→ **Do this**
In this exercise, return the whole listing exactly, excluding any images.

→ **Source material**
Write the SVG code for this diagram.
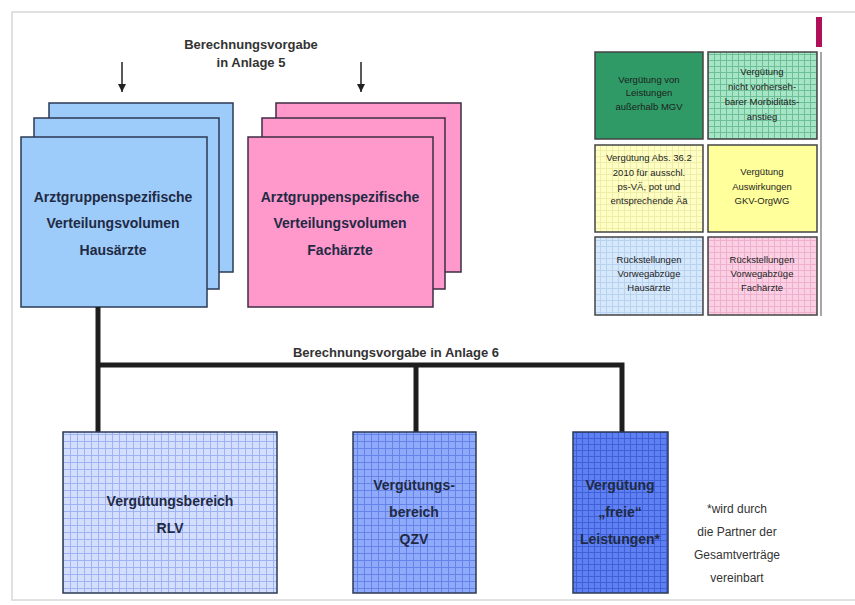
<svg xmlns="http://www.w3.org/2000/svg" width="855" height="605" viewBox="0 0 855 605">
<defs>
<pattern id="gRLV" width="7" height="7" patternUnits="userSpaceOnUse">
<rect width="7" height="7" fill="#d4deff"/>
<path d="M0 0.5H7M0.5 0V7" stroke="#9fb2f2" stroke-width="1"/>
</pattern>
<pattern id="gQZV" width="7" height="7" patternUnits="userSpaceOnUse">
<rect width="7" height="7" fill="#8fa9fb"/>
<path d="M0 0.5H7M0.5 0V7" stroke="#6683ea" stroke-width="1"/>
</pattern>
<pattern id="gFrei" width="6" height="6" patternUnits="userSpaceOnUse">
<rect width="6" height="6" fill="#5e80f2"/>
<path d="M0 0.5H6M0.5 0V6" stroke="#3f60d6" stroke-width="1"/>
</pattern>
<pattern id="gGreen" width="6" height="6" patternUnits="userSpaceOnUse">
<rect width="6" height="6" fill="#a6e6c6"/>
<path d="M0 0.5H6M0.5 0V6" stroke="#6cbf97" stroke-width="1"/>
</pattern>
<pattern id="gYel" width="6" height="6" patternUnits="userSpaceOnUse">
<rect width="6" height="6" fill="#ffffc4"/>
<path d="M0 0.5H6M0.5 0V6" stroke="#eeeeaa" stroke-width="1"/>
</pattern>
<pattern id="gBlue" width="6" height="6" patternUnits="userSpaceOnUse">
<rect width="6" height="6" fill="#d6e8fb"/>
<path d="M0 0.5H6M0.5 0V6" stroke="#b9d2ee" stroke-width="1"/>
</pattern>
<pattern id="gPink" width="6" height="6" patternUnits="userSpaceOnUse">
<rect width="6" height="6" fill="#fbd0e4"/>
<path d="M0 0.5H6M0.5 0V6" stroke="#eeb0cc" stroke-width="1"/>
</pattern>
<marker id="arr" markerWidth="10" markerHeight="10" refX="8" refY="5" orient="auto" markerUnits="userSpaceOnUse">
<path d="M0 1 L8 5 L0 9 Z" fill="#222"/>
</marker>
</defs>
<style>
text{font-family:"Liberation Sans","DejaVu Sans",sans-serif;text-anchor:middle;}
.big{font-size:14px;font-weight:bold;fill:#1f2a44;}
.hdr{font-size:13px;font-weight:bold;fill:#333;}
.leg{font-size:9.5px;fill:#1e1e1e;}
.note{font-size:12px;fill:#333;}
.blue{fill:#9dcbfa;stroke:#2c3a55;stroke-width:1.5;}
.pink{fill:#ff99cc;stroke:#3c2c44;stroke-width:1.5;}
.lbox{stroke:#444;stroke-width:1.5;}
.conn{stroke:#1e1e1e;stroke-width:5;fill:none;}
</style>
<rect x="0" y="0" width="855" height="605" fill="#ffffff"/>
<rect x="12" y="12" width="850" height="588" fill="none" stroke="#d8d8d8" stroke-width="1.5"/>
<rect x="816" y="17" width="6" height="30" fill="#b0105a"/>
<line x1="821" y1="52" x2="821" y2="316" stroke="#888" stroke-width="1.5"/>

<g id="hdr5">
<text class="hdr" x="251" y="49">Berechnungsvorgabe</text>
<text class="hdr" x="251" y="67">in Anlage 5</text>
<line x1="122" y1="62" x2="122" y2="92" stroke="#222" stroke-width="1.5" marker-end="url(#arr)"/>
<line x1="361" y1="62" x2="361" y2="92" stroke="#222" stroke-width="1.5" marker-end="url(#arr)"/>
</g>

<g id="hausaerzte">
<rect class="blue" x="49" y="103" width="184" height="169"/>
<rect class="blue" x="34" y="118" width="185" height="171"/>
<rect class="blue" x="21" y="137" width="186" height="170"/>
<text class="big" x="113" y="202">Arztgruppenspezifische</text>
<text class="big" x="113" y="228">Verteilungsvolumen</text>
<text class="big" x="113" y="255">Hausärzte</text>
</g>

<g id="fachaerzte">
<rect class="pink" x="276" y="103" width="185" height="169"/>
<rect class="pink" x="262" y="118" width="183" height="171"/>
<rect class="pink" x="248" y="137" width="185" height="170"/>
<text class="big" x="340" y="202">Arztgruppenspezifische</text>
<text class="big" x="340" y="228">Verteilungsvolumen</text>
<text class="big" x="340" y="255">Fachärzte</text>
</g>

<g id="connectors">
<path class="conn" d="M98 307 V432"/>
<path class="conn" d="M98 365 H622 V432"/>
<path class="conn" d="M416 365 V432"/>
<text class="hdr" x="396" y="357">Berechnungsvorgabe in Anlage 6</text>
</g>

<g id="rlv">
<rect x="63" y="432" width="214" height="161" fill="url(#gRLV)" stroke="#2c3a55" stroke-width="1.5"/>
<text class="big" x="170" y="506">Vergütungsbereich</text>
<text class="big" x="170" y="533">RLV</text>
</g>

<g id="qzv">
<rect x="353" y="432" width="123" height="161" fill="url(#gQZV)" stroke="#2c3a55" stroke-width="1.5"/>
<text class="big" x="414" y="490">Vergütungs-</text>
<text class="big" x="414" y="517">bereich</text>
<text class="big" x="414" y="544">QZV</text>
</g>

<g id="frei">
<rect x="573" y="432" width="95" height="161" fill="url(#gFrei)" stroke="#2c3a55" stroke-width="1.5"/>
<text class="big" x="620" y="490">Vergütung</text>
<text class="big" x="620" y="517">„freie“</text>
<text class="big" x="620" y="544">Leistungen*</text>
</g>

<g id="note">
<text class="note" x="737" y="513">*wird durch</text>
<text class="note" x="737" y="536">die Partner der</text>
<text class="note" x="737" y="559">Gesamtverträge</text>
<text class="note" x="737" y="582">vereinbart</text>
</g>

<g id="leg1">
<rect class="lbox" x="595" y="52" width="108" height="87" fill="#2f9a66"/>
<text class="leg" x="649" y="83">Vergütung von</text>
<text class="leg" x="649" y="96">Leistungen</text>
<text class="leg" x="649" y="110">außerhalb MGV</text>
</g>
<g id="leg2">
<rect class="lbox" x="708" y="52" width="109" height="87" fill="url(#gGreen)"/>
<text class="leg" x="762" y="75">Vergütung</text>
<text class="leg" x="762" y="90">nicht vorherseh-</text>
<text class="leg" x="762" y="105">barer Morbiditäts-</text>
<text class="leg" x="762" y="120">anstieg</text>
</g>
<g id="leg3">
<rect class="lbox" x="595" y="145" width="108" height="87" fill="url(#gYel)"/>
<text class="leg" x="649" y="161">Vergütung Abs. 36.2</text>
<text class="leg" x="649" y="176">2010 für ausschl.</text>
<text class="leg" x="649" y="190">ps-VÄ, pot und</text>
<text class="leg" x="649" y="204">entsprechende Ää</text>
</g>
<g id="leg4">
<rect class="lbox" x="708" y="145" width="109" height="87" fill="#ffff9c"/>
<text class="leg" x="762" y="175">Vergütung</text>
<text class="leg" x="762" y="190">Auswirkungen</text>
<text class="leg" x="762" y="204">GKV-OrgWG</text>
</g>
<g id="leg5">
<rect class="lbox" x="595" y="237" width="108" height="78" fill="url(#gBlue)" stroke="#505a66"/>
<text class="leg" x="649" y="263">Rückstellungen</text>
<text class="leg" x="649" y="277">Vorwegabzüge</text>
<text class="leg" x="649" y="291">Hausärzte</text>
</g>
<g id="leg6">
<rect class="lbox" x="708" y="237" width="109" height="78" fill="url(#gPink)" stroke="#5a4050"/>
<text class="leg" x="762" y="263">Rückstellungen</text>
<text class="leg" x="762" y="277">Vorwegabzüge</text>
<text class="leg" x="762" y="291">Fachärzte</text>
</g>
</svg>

→ **Answer below**
Write the SVG code for this diagram.
<svg xmlns="http://www.w3.org/2000/svg" width="855" height="605" viewBox="0 0 855 605">
<defs>
<pattern id="gRLV" width="7" height="7" patternUnits="userSpaceOnUse">
<rect width="7" height="7" fill="#d4deff"/>
<path d="M0 0.5H7M0.5 0V7" stroke="#9fb2f2" stroke-width="1"/>
</pattern>
<pattern id="gQZV" width="7" height="7" patternUnits="userSpaceOnUse">
<rect width="7" height="7" fill="#8fa9fb"/>
<path d="M0 0.5H7M0.5 0V7" stroke="#6683ea" stroke-width="1"/>
</pattern>
<pattern id="gFrei" width="6" height="6" patternUnits="userSpaceOnUse">
<rect width="6" height="6" fill="#5e80f2"/>
<path d="M0 0.5H6M0.5 0V6" stroke="#3f60d6" stroke-width="1"/>
</pattern>
<pattern id="gGreen" width="6" height="6" patternUnits="userSpaceOnUse">
<rect width="6" height="6" fill="#a6e6c6"/>
<path d="M0 0.5H6M0.5 0V6" stroke="#6cbf97" stroke-width="1"/>
</pattern>
<pattern id="gYel" width="6" height="6" patternUnits="userSpaceOnUse">
<rect width="6" height="6" fill="#ffffc4"/>
<path d="M0 0.5H6M0.5 0V6" stroke="#eeeeaa" stroke-width="1"/>
</pattern>
<pattern id="gBlue" width="6" height="6" patternUnits="userSpaceOnUse">
<rect width="6" height="6" fill="#d6e8fb"/>
<path d="M0 0.5H6M0.5 0V6" stroke="#b9d2ee" stroke-width="1"/>
</pattern>
<pattern id="gPink" width="6" height="6" patternUnits="userSpaceOnUse">
<rect width="6" height="6" fill="#fbd0e4"/>
<path d="M0 0.5H6M0.5 0V6" stroke="#eeb0cc" stroke-width="1"/>
</pattern>
<marker id="arr" markerWidth="10" markerHeight="10" refX="8" refY="5" orient="auto" markerUnits="userSpaceOnUse">
<path d="M0 1 L8 5 L0 9 Z" fill="#222"/>
</marker>
</defs>
<style>
text{font-family:"Liberation Sans","DejaVu Sans",sans-serif;text-anchor:middle;}
.big{font-size:14px;font-weight:bold;fill:#1f2a44;}
.hdr{font-size:13px;font-weight:bold;fill:#333;}
.leg{font-size:9.5px;fill:#1e1e1e;}
.note{font-size:12px;fill:#333;}
.blue{fill:#9dcbfa;stroke:#2c3a55;stroke-width:1.5;}
.pink{fill:#ff99cc;stroke:#3c2c44;stroke-width:1.5;}
.lbox{stroke:#444;stroke-width:1.5;}
.conn{stroke:#1e1e1e;stroke-width:5;fill:none;}
</style>
<rect x="0" y="0" width="855" height="605" fill="#ffffff"/>
<rect x="12" y="12" width="850" height="588" fill="none" stroke="#d8d8d8" stroke-width="1.5"/>
<rect x="816" y="17" width="6" height="30" fill="#b0105a"/>
<line x1="821" y1="52" x2="821" y2="316" stroke="#888" stroke-width="1.5"/>

<g id="hdr5">
<text class="hdr" x="251" y="49">Berechnungsvorgabe</text>
<text class="hdr" x="251" y="67">in Anlage 5</text>
<line x1="122" y1="62" x2="122" y2="92" stroke="#222" stroke-width="1.5" marker-end="url(#arr)"/>
<line x1="361" y1="62" x2="361" y2="92" stroke="#222" stroke-width="1.5" marker-end="url(#arr)"/>
</g>

<g id="hausaerzte">
<rect class="blue" x="49" y="103" width="184" height="169"/>
<rect class="blue" x="34" y="118" width="185" height="171"/>
<rect class="blue" x="21" y="137" width="186" height="170"/>
<text class="big" x="113" y="202">Arztgruppenspezifische</text>
<text class="big" x="113" y="228">Verteilungsvolumen</text>
<text class="big" x="113" y="255">Hausärzte</text>
</g>

<g id="fachaerzte">
<rect class="pink" x="276" y="103" width="185" height="169"/>
<rect class="pink" x="262" y="118" width="183" height="171"/>
<rect class="pink" x="248" y="137" width="185" height="170"/>
<text class="big" x="340" y="202">Arztgruppenspezifische</text>
<text class="big" x="340" y="228">Verteilungsvolumen</text>
<text class="big" x="340" y="255">Fachärzte</text>
</g>

<g id="connectors">
<path class="conn" d="M98 307 V432"/>
<path class="conn" d="M98 365 H622 V432"/>
<path class="conn" d="M416 365 V432"/>
<text class="hdr" x="396" y="357">Berechnungsvorgabe in Anlage 6</text>
</g>

<g id="rlv">
<rect x="63" y="432" width="214" height="161" fill="url(#gRLV)" stroke="#2c3a55" stroke-width="1.5"/>
<text class="big" x="170" y="506">Vergütungsbereich</text>
<text class="big" x="170" y="533">RLV</text>
</g>

<g id="qzv">
<rect x="353" y="432" width="123" height="161" fill="url(#gQZV)" stroke="#2c3a55" stroke-width="1.5"/>
<text class="big" x="414" y="490">Vergütungs-</text>
<text class="big" x="414" y="517">bereich</text>
<text class="big" x="414" y="544">QZV</text>
</g>

<g id="frei">
<rect x="573" y="432" width="95" height="161" fill="url(#gFrei)" stroke="#2c3a55" stroke-width="1.5"/>
<text class="big" x="620" y="490">Vergütung</text>
<text class="big" x="620" y="517">„freie“</text>
<text class="big" x="620" y="544">Leistungen*</text>
</g>

<g id="note">
<text class="note" x="737" y="513">*wird durch</text>
<text class="note" x="737" y="536">die Partner der</text>
<text class="note" x="737" y="559">Gesamtverträge</text>
<text class="note" x="737" y="582">vereinbart</text>
</g>

<g id="leg1">
<rect class="lbox" x="595" y="52" width="108" height="87" fill="#2f9a66"/>
<text class="leg" x="649" y="83">Vergütung von</text>
<text class="leg" x="649" y="96">Leistungen</text>
<text class="leg" x="649" y="110">außerhalb MGV</text>
</g>
<g id="leg2">
<rect class="lbox" x="708" y="52" width="109" height="87" fill="url(#gGreen)"/>
<text class="leg" x="762" y="75">Vergütung</text>
<text class="leg" x="762" y="90">nicht vorherseh-</text>
<text class="leg" x="762" y="105">barer Morbiditäts-</text>
<text class="leg" x="762" y="120">anstieg</text>
</g>
<g id="leg3">
<rect class="lbox" x="595" y="145" width="108" height="87" fill="url(#gYel)"/>
<text class="leg" x="649" y="161">Vergütung Abs. 36.2</text>
<text class="leg" x="649" y="176">2010 für ausschl.</text>
<text class="leg" x="649" y="190">ps-VÄ, pot und</text>
<text class="leg" x="649" y="204">entsprechende Ää</text>
</g>
<g id="leg4">
<rect class="lbox" x="708" y="145" width="109" height="87" fill="#ffff9c"/>
<text class="leg" x="762" y="175">Vergütung</text>
<text class="leg" x="762" y="190">Auswirkungen</text>
<text class="leg" x="762" y="204">GKV-OrgWG</text>
</g>
<g id="leg5">
<rect class="lbox" x="595" y="237" width="108" height="78" fill="url(#gBlue)" stroke="#505a66"/>
<text class="leg" x="649" y="263">Rückstellungen</text>
<text class="leg" x="649" y="277">Vorwegabzüge</text>
<text class="leg" x="649" y="291">Hausärzte</text>
</g>
<g id="leg6">
<rect class="lbox" x="708" y="237" width="109" height="78" fill="url(#gPink)" stroke="#5a4050"/>
<text class="leg" x="762" y="263">Rückstellungen</text>
<text class="leg" x="762" y="277">Vorwegabzüge</text>
<text class="leg" x="762" y="291">Fachärzte</text>
</g>
</svg>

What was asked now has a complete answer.